- [Given exercise] Locate every line that holds the string "this" and copy it.

- [The input]
# # # # #

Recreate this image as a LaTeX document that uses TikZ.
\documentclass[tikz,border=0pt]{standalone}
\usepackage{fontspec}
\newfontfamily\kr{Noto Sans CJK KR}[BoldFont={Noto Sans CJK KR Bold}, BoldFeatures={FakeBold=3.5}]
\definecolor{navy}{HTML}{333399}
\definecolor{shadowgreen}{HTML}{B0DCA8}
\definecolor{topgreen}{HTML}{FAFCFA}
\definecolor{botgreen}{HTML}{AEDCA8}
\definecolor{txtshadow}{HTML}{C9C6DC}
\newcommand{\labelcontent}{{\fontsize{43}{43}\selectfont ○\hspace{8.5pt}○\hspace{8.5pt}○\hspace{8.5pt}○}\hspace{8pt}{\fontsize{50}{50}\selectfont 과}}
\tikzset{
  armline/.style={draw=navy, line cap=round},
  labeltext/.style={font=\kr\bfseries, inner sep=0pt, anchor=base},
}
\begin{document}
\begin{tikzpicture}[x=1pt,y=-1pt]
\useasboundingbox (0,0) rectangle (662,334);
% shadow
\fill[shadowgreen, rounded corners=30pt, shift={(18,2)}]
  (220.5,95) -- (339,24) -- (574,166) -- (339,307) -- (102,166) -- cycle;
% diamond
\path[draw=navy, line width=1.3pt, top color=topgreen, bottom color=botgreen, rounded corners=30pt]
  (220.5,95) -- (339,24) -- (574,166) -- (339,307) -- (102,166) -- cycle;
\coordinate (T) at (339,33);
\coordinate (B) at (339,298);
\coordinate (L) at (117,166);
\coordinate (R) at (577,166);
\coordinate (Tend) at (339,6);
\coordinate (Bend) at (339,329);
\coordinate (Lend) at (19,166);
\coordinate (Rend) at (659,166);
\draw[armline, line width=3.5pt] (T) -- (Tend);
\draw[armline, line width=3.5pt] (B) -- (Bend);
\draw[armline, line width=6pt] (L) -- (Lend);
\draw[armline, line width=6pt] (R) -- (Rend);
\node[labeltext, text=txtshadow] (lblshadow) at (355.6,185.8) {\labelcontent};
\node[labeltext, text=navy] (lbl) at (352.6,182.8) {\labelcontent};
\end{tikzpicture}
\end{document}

# # # # #

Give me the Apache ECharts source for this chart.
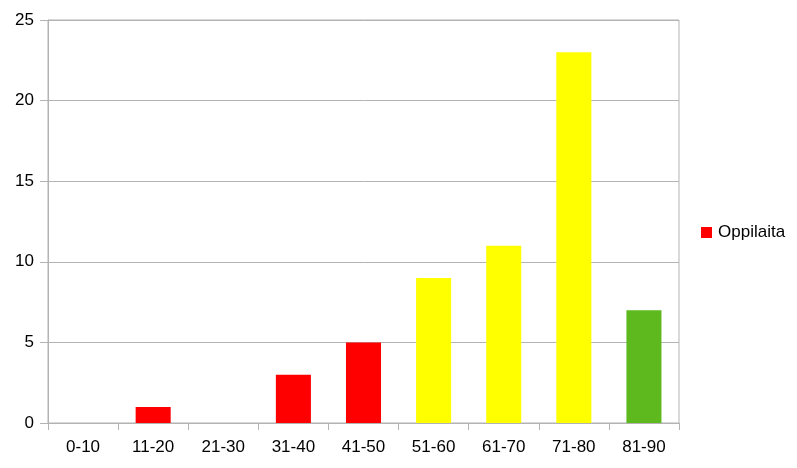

# # # # #

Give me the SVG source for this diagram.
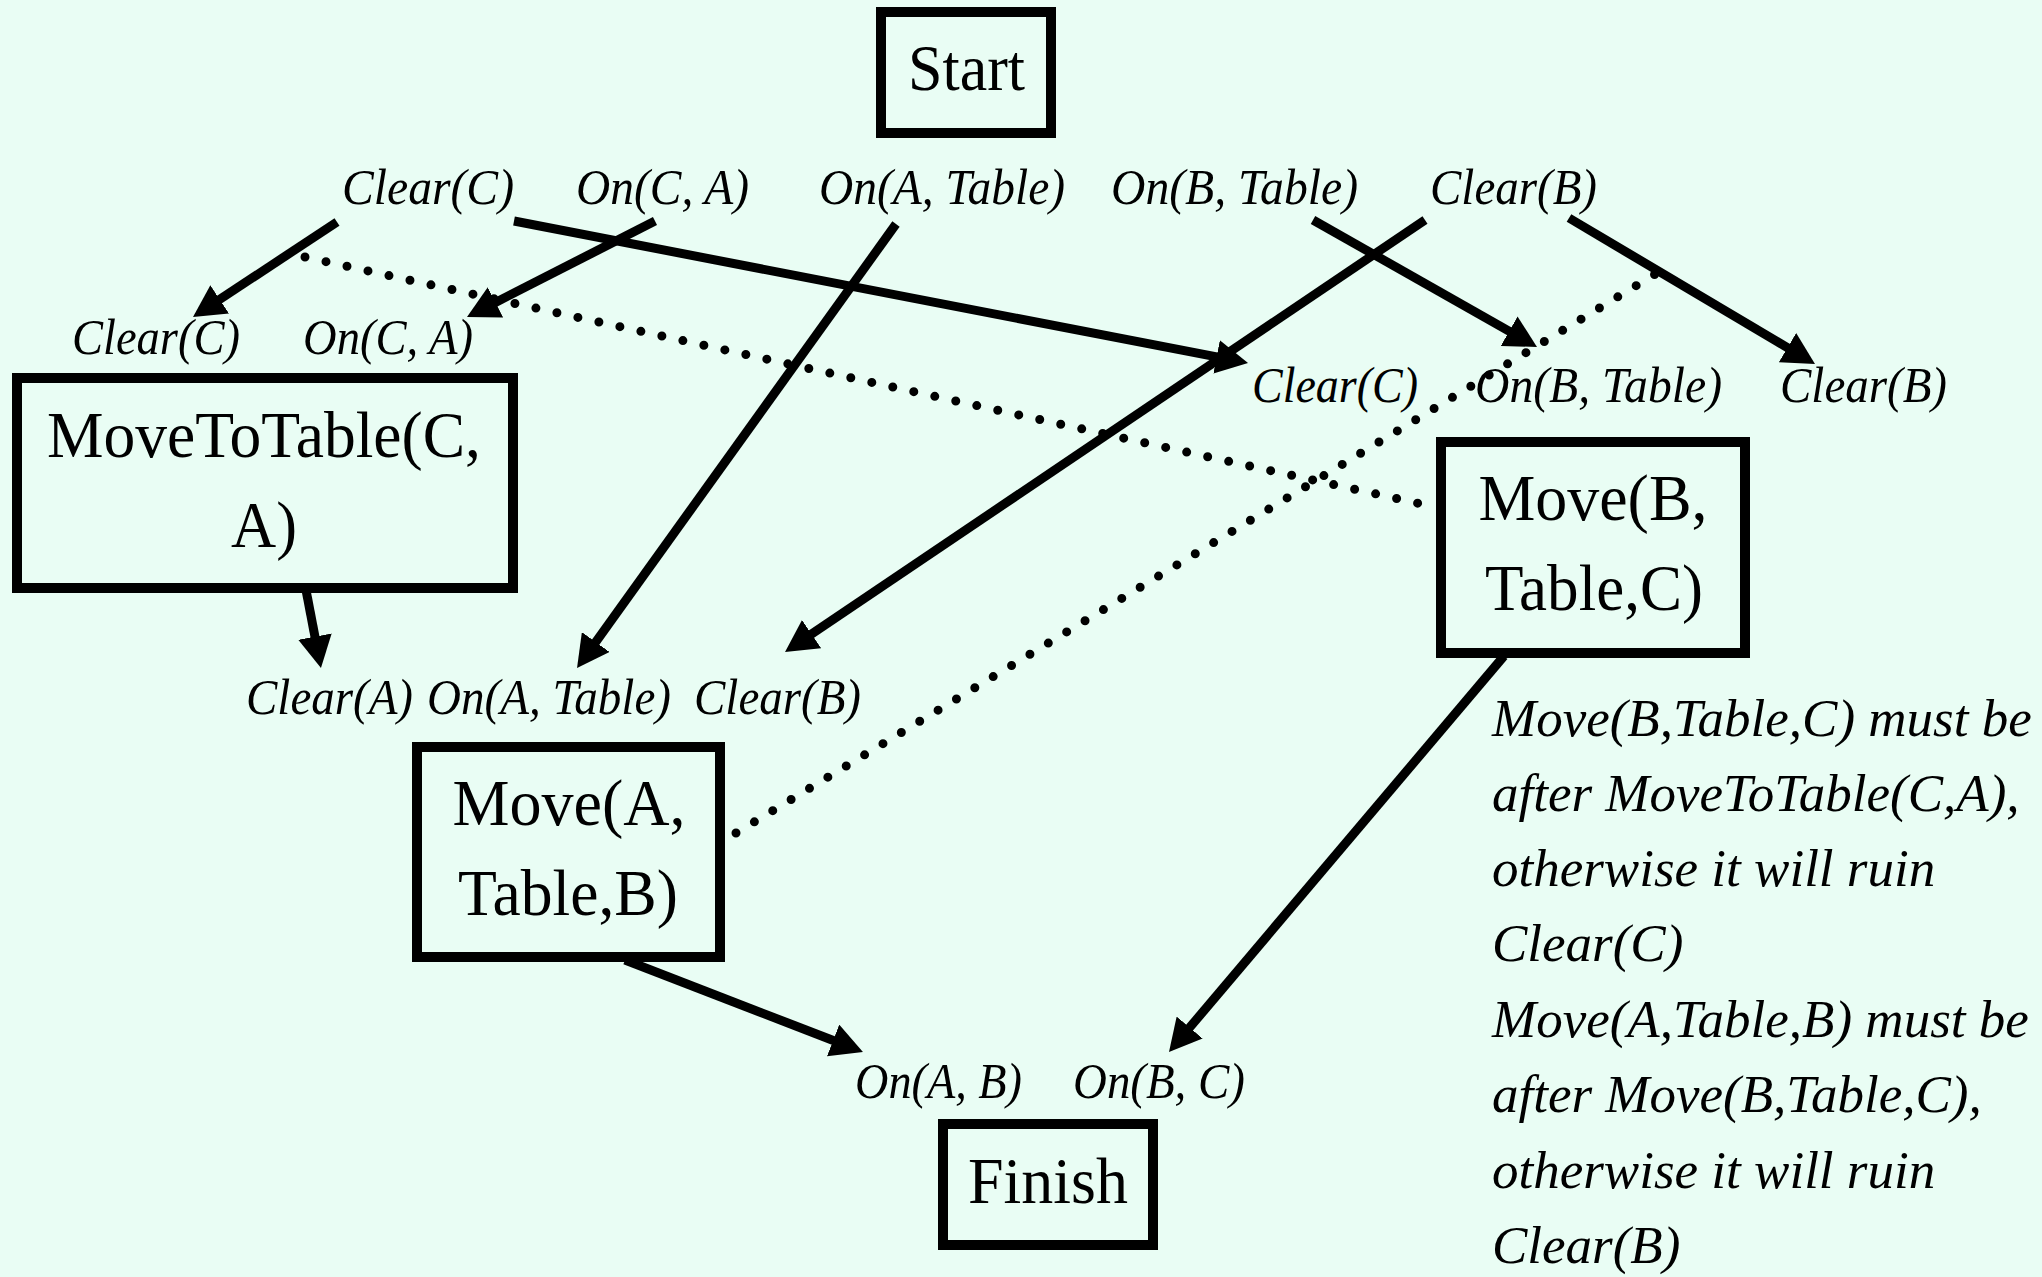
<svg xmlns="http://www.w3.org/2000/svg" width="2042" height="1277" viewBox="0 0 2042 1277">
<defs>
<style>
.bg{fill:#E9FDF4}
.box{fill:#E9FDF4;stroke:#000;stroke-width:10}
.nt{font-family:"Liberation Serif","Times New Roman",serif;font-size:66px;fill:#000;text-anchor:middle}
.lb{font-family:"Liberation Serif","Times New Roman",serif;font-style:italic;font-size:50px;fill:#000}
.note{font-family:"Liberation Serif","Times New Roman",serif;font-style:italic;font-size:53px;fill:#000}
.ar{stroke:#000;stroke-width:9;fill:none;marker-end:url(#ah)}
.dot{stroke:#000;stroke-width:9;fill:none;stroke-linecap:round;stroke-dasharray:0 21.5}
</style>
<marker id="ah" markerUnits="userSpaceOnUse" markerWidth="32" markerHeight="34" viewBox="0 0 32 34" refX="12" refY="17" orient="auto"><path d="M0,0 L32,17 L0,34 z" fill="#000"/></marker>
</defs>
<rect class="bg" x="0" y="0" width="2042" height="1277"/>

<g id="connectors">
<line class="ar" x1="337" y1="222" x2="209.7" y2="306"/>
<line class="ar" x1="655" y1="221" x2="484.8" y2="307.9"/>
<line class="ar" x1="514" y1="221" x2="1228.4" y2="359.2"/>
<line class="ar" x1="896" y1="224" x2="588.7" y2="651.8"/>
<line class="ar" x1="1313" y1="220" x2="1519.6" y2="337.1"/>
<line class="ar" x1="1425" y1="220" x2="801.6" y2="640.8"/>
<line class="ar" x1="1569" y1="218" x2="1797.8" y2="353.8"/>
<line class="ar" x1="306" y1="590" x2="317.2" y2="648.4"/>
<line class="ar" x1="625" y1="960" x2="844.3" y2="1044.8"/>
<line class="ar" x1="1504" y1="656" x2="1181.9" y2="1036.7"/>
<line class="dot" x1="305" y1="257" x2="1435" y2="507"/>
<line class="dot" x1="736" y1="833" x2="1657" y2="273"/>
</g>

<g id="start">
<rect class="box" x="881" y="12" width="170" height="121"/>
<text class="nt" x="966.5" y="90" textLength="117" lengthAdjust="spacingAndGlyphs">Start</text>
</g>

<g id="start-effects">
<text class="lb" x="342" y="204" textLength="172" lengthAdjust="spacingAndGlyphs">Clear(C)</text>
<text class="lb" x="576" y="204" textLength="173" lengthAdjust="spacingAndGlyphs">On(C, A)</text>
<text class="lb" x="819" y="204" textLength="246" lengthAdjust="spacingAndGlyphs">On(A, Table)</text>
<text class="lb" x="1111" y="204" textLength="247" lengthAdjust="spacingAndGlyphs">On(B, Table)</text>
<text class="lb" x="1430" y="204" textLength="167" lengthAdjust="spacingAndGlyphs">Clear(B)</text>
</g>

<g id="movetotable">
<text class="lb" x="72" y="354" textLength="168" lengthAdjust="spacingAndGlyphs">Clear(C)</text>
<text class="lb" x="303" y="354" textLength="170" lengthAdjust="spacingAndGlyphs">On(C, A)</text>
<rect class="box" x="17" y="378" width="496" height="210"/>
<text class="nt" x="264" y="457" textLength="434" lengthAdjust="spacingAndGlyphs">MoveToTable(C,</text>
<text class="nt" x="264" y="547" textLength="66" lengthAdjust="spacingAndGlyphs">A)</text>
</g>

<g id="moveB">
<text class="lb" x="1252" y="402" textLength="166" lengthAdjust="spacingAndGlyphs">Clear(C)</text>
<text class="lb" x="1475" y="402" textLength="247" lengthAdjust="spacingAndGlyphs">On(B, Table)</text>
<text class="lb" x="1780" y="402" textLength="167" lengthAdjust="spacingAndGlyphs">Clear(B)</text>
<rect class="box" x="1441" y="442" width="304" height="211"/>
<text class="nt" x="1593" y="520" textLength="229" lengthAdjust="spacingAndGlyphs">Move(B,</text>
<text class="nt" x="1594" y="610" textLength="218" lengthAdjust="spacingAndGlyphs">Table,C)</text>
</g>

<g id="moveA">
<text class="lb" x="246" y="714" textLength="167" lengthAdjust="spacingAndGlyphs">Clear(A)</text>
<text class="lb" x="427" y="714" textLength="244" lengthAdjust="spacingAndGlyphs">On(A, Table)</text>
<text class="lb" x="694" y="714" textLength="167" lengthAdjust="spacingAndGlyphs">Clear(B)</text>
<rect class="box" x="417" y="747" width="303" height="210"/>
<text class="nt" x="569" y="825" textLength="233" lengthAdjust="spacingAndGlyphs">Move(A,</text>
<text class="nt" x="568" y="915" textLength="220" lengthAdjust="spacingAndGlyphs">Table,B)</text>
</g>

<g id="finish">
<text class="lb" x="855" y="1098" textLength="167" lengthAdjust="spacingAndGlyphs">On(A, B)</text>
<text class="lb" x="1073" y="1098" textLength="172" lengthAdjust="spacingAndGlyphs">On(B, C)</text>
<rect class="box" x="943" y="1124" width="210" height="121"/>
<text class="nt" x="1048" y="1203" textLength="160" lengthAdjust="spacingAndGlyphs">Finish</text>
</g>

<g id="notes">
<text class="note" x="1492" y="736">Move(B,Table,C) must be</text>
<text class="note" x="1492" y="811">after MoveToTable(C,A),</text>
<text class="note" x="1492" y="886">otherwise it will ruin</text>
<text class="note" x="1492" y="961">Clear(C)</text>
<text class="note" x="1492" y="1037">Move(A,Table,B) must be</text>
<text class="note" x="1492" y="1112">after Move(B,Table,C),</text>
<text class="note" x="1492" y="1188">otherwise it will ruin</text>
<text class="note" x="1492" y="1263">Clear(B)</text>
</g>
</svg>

# # # # #

- [Worked solution]
Recreate this image as a LaTeX document that uses TikZ.
Give me the Apache ECharts source for this chart.
Give me the SVG source for this diagram.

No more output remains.